Sperone Westwater is pleased to present a solo exhibition featuring Otto Piene’s ceramics and early Rasterbilder (screen pictures).
From ZERO’s inception in 1957, Piene’s exploration of light centered on his use of the raster screen. The series began with Piene’s development of the technique in which he pressed oil paint through cardboard and metal screens onto paper and canvas. Using screens he made in 1957, Piene returned repeatedly to the Rasterbilder over a period of nearly sixty years, expanding the technique into new areas of his research, including light objects and installations, and finally ceramics.
Between 2006 and his death in 2014, Otto Piene created ceramic works he referred to as “heavy images” in the renowned Cologne studio of Niels Dietrich, which he considered a direct extension of his work on canvas and paper. Made by pressing special metallic glazes through raster screens onto clay before firing, Piene’s ceramics explicitly referenced some of his earliest raster paintings in gold and silver paint, broadening the palette of light refraction.
The medium also enabled a more physical relationship to the work, as evidenced by gauging and scraping in some, while the firing process, which enabled the artist to cultivate chance surface effects such as oxidation, paralleled Piene’s risk-taking early work with fire. Moving as they do beyond traditional notions of ceramics and their place in advanced art practice, works from this productive late period bring Piene’s project full circle. Summarizing a life’s research, their technical innovation imparted new dimensionality to Piene’s longstanding formal and material concerns and underscored his desire for his work to be both intensely optical and tactile.
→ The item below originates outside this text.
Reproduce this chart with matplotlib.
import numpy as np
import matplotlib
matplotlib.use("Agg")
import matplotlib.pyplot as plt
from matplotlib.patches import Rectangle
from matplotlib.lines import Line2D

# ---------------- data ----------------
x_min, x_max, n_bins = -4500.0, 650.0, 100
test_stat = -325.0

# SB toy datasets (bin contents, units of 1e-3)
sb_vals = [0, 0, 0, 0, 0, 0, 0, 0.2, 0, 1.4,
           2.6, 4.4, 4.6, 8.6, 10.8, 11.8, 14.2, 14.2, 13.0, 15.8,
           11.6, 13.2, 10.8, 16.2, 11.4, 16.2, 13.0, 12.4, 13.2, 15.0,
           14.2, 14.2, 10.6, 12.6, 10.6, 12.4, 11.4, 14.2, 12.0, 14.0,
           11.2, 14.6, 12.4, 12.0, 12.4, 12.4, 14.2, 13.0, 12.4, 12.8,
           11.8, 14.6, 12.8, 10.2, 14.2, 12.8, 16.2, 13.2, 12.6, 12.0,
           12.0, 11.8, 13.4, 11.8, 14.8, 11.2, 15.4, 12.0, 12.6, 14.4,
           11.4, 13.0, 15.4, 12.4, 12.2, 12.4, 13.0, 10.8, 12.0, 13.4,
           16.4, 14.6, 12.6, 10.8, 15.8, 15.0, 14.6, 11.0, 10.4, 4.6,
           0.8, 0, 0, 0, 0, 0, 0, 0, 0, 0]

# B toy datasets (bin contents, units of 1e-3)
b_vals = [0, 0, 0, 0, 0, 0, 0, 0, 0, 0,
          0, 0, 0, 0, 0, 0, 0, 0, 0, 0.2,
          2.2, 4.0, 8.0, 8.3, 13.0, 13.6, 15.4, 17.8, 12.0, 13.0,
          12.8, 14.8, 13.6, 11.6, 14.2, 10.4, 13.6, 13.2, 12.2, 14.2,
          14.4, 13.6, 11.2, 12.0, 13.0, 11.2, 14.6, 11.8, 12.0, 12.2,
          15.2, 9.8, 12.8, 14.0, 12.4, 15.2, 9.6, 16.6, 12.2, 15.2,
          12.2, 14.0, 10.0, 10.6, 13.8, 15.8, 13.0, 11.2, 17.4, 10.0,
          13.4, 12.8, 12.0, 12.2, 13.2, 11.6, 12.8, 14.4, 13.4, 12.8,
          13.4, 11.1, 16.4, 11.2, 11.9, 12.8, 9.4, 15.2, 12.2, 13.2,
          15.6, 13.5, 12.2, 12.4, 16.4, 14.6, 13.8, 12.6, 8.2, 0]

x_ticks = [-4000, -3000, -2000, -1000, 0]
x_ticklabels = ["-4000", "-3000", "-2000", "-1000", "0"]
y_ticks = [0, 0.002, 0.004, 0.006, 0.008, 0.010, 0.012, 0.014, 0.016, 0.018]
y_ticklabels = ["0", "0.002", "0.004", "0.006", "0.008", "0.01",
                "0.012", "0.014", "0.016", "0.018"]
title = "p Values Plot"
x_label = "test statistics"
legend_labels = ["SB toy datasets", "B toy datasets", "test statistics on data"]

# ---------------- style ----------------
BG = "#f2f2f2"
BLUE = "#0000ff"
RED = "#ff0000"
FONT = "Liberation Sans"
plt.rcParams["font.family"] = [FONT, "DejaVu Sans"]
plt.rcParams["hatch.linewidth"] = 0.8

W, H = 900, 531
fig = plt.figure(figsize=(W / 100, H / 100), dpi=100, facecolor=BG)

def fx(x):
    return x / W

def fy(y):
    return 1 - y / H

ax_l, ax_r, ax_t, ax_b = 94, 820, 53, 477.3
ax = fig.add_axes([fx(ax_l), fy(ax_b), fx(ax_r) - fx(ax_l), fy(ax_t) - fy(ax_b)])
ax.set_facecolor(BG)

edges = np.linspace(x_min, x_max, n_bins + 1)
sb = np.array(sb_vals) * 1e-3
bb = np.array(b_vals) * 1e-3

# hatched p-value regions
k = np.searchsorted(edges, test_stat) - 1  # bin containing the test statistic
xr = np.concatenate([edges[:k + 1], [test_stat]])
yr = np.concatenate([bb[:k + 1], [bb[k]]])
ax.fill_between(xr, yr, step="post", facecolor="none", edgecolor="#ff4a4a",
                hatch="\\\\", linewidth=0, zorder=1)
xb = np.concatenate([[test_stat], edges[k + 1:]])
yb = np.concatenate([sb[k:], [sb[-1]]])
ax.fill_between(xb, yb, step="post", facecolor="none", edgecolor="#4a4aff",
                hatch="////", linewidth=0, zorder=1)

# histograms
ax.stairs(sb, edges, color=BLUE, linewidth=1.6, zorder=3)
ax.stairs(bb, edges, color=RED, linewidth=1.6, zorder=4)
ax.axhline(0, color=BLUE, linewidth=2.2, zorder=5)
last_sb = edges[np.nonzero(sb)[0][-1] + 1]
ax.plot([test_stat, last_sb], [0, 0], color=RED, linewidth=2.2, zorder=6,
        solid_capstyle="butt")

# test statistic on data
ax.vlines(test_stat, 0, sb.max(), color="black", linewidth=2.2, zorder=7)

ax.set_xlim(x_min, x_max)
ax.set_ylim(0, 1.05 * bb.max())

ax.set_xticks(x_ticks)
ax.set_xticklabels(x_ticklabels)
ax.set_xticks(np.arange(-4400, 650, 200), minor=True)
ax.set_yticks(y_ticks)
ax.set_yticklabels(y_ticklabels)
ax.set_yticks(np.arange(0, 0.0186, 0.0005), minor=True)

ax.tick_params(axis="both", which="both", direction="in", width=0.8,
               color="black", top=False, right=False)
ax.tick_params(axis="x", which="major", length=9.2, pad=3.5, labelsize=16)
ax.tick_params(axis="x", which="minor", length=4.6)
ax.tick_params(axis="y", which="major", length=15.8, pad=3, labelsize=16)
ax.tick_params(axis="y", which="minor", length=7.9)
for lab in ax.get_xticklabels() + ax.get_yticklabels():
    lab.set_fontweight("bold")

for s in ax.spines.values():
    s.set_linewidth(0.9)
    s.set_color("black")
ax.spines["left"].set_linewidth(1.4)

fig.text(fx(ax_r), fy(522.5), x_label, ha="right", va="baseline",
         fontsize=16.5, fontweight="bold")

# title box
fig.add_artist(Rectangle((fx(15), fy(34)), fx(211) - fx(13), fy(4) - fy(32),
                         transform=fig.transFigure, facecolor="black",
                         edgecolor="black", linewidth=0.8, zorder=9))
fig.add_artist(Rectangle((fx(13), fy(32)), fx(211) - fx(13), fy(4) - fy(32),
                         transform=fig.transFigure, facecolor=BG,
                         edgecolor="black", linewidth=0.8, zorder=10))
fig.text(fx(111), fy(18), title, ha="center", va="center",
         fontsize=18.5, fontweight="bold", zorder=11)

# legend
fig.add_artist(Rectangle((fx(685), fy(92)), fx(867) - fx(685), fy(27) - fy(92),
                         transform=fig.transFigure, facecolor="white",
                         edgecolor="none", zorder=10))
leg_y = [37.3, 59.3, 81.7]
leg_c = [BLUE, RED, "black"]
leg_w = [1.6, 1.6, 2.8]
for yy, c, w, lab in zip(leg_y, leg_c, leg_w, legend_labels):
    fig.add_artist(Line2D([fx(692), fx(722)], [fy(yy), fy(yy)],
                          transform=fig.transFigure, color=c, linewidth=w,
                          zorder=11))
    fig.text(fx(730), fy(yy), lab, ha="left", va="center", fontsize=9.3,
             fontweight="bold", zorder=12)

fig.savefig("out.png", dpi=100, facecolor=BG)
Otto Piene was born in 1928 in Bad Laasphe, Germany. From 1949 to 1953, he studied painting and art education at the Academy of Art in Munich and the Kunstakademie Düsseldorf, and in 1957, he received a degree in philosophy from the University of Cologne. Piene moved to the United States in 1964. From 1968 to 1971, he was the first Fellow of the MIT Center for Advanced Visual Studies (a cross-disciplinary venture that fostered collaboration among artists, scientists, and engineers), where he ultimately became director in 1974. A recent survey of his work was held at the Arp Museum Bahnhof Rolandseck (2019-20). His work can be found in more than 100 public collections worldwide, including Albright-Knox Art Gallery, Buffalo; Art Institute of Chicago; Centre Pompidou, Paris; The Metropolitan Museum of Art, New York; The Museum of Modern Art, New York; Neue Nationalgalerie, Staatliche Museen zu Berlin; the Philadelphia Museum of Art; Stedelijk Museum, Amsterdam; Van Abbemuseum, Eindhoven; and Walker Art Center, Minneapolis. Piene divided his time between studios in Groton, Massachusetts, and Düsseldorf until his death in 2014. Piene’s first solo exhibition at Sperone Westwater was in 2010, followed by a retrospective exhibition in 2016.